«Выглядел Михаил хорошо — был даже красивый. Но очень странный — часто отвечал невпопад».
«Ольга очень угодила ему пирожками — такой довольный, радостный, он говорил: „Я два пирожка съел!“»
«И все было так хорошо, и мы ни разу не поссорились, я чувствовала — у него наконец появилось полное доверие ко мне. И мне было радостно, и я говорила Ольге:
— Вот для Михаила мне интересно и приятно все делать — заботиться о нем, двадцать раз бегать вверх и вниз по лестнице мне ничуть не трудно, не утомительно…»
«Известие о пенсии радостно взволновало его. Говорил со мной много на эту тему. Говорил, как хорошо, что дали наконец пенсию, что можно будет спокойно жить, не боясь за завтрашний день».
«Стал говорить о том, как взволновала его эта приписка, что, очевидно, его заработок (получение в мае денег за госиздатовскую книжку) будет учитываться и он будет лишен на какое-то время пенсии».
«Проговорил со мной на эту тему до 3-х или 4-х часов ночи».
«Что, ты не знаешь моего характера? Разве я смогу быть спокоен, пока не выясню все?»
«За обедом покушал рыбки — жареных судачков, две даже, по моему совету, взял с собой. Остальное отдал своему Валичке».
«Обиделся на меня из-за упущенного такси: „Вот ты всегда споришь, а мне трудно будет выходить с вокзала, я не знаю, как там теперь выходят, через метро мне это сложно“».
«Сбегаю вниз… Он идет по дорожке. Медленно. Как приговоренный к смерти. Свесив голову на грудь, худой, высокий от худобы, летнее пальто — как на вешалке… Боже мой! Бросаюсь к нему. Веду наверх».

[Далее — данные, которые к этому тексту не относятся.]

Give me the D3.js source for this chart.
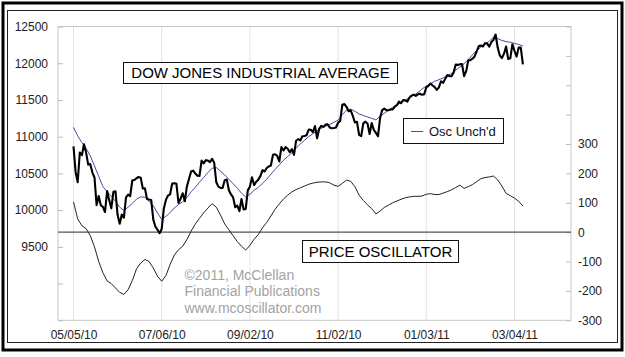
<!DOCTYPE html>
<html><head><meta charset="utf-8">
<script src="https://cdn.jsdelivr.net/npm/d3@7"></script>
<style>
body{margin:0;background:#fff}
svg{display:block}
text{font-family:Arial,"Liberation Sans",sans-serif}
</style>
</head><body>
<svg id="c" width="625" height="357"></svg>
<script>
// ---- DATA ----
// Dow Jones Industrial Average, daily closes 05/05/10 .. 03/10/11 (one per trading day)
const price = [10868,10520,10380,10785,10748,10897,10783,10620,10626,10511,
10444,10068,10193,10067,10044,9974,10259,10137,10024,10250,
10255,9932,9816,9940,9899,10173,10211,10191,10405,10409,
10434,10451,10442,10294,10298,10153,10144,10139,9870,9774,
9733,9686,9744,10018,10139,10198,10216,10363,10367,10359,
10098,10154,10230,10121,10322,10425,10525,10538,10498,10467,
10466,10674,10636,10680,10675,10654,10699,10644,10379,10320,
10303,10302,10406,10416,10271,10214,10174,10040,10060,9986,
10151,10010,10015,10269,10320,10448,10341,10387,10415,10463,
10544,10526,10573,10595,10608,10754,10761,10739,10662,10860,
10812,10858,10835,10788,10830,10751,10945,10968,10949,11006,
11010,11020,11096,11095,11063,11144,10979,11108,11147,11133,
11164,11169,11126,11114,11118,11125,11189,11215,11435,11444,
11407,11347,11357,11283,11193,11202,11024,11008,11181,11204,
11179,11036,11187,11092,11052,11006,11256,11362,11382,11362,
11359,11372,11370,11410,11429,11477,11457,11499,11492,11478,
11533,11559,11573,11555,11576,11585,11570,11578,11671,11691,
11723,11697,11675,11637,11672,11755,11732,11787,11838,11825,
11823,11872,11981,11977,11985,11990,11824,11892,12040,12042,
12062,12092,12162,12233,12240,12229,12273,12268,12227,12288,
12318,12391,12213,12106,12069,12130,12226,12058,12067,12258,
12170,12090,12214,12213,11985];

// "Osc Unch'd" level and Price Oscillator, read every 2nd trading day
const seriesStep = 2;
const oscUnchd = [11127,11010,10920,10840,10740,10600,10460,10320,10250,10190,
10120,10040,9995,10040,10090,10150,10180,10175,10120,10060,
9960,9875,9915,9965,10030,10075,10115,10170,10250,10310,
10380,10445,10510,10570,10580,10530,10480,10420,10360,10300,
10230,10180,10215,10270,10310,10365,10420,10490,10555,10615,
10680,10730,10780,10845,10900,10950,11000,11040,11080,11115,
11140,11165,11195,11225,11300,11360,11375,11345,11310,11290,
11268,11250,11228,11280,11318,11360,11400,11430,11465,11500,
11530,11565,11600,11650,11690,11720,11755,11775,11800,11830,
11862,11905,11950,11995,12050,12115,12175,12220,12260,12300,
12355,12335,12310,12295,12285,12270,12255,12234];

const oscillator = [103,45,22,12,-12,-50,-100,-138,-166,-175,
-190,-205,-212,-196,-165,-125,-105,-93,-100,-122,
-150,-167,-148,-110,-78,-60,-48,-25,3,28,
47,66,82,97,85,58,28,8,-12,-32,
-48,-61,-45,-24,-8,15,33,55,78,96,
113,126,137,145,151,157,163,167,170,171,
171,168,160,156,166,177,173,155,126,108,
93,80,62,72,84,92,100,106,112,117,
120,122,122,123,129,131,128,128,133,138,
144,152,160,149,155,162,172,182,186,188,
191,178,157,132,124,116,105,89];

const xTickIndex = [0,42,84,126,168,210];
const xTickLabels = ["05/05/10","07/06/10","09/02/10","11/02/10","01/03/11","03/04/11"];
const leftTicks = [8500,9000,9500,10000,10500,11000,11500,12000,12500];
const leftMinLabel = 9500;
const rightTicks = [-300,-200,-100,0,100,200,300,400,500,600,700];
const rightMaxLabel = 300;
const titleText = "DOW JONES INDUSTRIAL AVERAGE";
const oscTitleText = "PRICE OSCILLATOR";
const legendText = "Osc Unch'd";
const creditLines = ["\u00A92011, McClellan","Financial Publications","www.mcoscillator.com"];

// ---- LAYOUT ----
const svg = d3.select("#c");
const plot = {l:58, r:571, t:26.5, b:320.3};
const x = d3.scaleLinear().domain([0,210]).range([73.5,514.5]);
const yL = d3.scaleLinear().domain([8500,12500]).range([plot.b, plot.t]);
const yR = d3.scaleLinear().domain([-300,700]).range([plot.b, plot.t]);

svg.append("rect").attr("width",625).attr("height",357).attr("fill","#fff");
// outer borders
svg.append("rect").attr("x",3).attr("y",3).attr("width",619).attr("height",347)
  .attr("fill","none").attr("stroke","#000").attr("stroke-width",3);
svg.append("rect").attr("x",7.5).attr("y",10.5).attr("width",610).attr("height",332)
  .attr("fill","none").attr("stroke","#222").attr("stroke-width",1);

// plot frame
svg.append("rect").attr("x",plot.l).attr("y",plot.t).attr("width",plot.r-plot.l).attr("height",plot.b-plot.t)
  .attr("fill","none").attr("stroke","#c8c8c8").attr("stroke-width",1);

// vertical gridlines
svg.append("g").selectAll("line").data(xTickIndex).join("line")
  .attr("x1",d=>x(d)).attr("x2",d=>x(d)).attr("y1",plot.t).attr("y2",plot.b)
  .attr("stroke","#c4c4c4").attr("stroke-width",1).attr("stroke-dasharray","1,1");

// left axis
const gl = svg.append("g").attr("transform",`translate(${plot.l},0)`)
  .call(d3.axisLeft(yL).tickValues(leftTicks).tickSize(-5).tickPadding(10)
    .tickFormat(d=> d>=leftMinLabel ? d : ""));
gl.select(".domain").remove();
gl.selectAll("line").attr("stroke","#bbb");
gl.selectAll("text").attr("font-size",12).attr("fill","#222").attr("font-family","Arial, 'Liberation Sans', sans-serif");

// right axis
const gr = svg.append("g").attr("transform",`translate(${plot.r},0)`)
  .call(d3.axisRight(yR).tickValues(rightTicks).tickSize(-5).tickPadding(7)
    .tickFormat(d=> d<=rightMaxLabel ? d : ""));
gr.select(".domain").remove();
gr.selectAll("line").attr("stroke","#bbb");
gr.selectAll("text").attr("font-size",12).attr("fill","#222").attr("font-family","Arial, 'Liberation Sans', sans-serif");

// bottom axis
const gb = svg.append("g").attr("transform",`translate(0,${plot.b})`)
  .call(d3.axisBottom(x).tickValues(xTickIndex).tickSize(0).tickPadding(10)
    .tickFormat((d,i)=>xTickLabels[i]));
gb.select(".domain").remove();
gb.selectAll("text").attr("font-size",12).attr("fill","#222").attr("font-family","Arial, 'Liberation Sans', sans-serif");

// credit watermark
svg.append("g").selectAll("text").data(creditLines).join("text")
  .attr("x",184.5).attr("y",(d,i)=>280+i*16.3)
  .attr("font-size",14).attr("fill","#a3a3a3").text(d=>d);

// zero line
svg.append("line").attr("x1",plot.l).attr("x2",plot.r).attr("y1",yR(0)).attr("y2",yR(0))
  .attr("stroke","#555").attr("stroke-width",1.3);

// series
const lineStep = (scale) => d3.line().x((d,i)=>x(i*seriesStep)).y(d=>scale(d));
svg.append("path").datum(oscillator).attr("d",lineStep(yR))
  .attr("fill","none").attr("stroke","#222").attr("stroke-width",1);
svg.append("path").datum(oscUnchd).attr("d",lineStep(yL))
  .attr("fill","none").attr("stroke","#4a4aa6").attr("stroke-width",1);
svg.append("path").datum(price).attr("d",d3.line().x((d,i)=>x(i)).y(d=>yL(d)))
  .attr("fill","none").attr("stroke","#000").attr("stroke-width",2.1).attr("stroke-linejoin","round");

// title boxes
function box(x0,y0,w,h,txt,fs){
  svg.append("rect").attr("x",x0).attr("y",y0).attr("width",w).attr("height",h)
    .attr("fill","#fff").attr("stroke","#111").attr("stroke-width",1);
  svg.append("text").attr("x",x0+w/2).attr("y",y0+h/2).attr("dy","0.36em")
    .attr("text-anchor","middle").attr("font-size",fs).attr("fill","#000").text(txt);
}
box(123.5,62.5,274,21,titleText,15);
box(302.5,240.5,156,22,oscTitleText,15);

// legend
svg.append("rect").attr("x",403.5).attr("y",118.5).attr("width",100).attr("height",25)
  .attr("fill","#fff").attr("stroke","#111").attr("stroke-width",1);
svg.append("line").attr("x1",411).attr("x2",423).attr("y1",131.5).attr("y2",131.5)
  .attr("stroke","#4a4aa6").attr("stroke-width",1);
svg.append("text").attr("x",429).attr("y",131.5).attr("dy","0.36em")
  .attr("font-size",13).attr("fill","#111").text(legendText);
</script>
</body></html>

«Он поднялся с трудом по лестнице, остановился у столика — так трудно было ему двигаться. И вдруг сказал: „Я умираю. У меня было кровохарканье“. Я начала успокаивать его: „Что ты, Мишенька, ну, может быть, лопнул какой-нибудь сосудик или кровоточила десна, а ты, как всегда, испугался. Успокойся. Не надо волноваться“».
«Я предложила поставить горшочек ему в комнату. Отказался. Тогда я сказала, что поставлю его на чердачок. Успокоился».
«Говорила, что этой пенсии нам вполне хватит на двоих. Он сказал: „А Валичке?“
На это я, улыбнувшись, заметила: „Ну, для своего Валички ты раз в месяц что-нибудь напишешь“.
Согласился. Потом сказал: „Теперь я за тебя спокоен. Умру — ты будешь получать половину моей пенсии“.
Я, конечно, возмутилась — зачем говорить о смерти? Не нужно мне его пенсии!»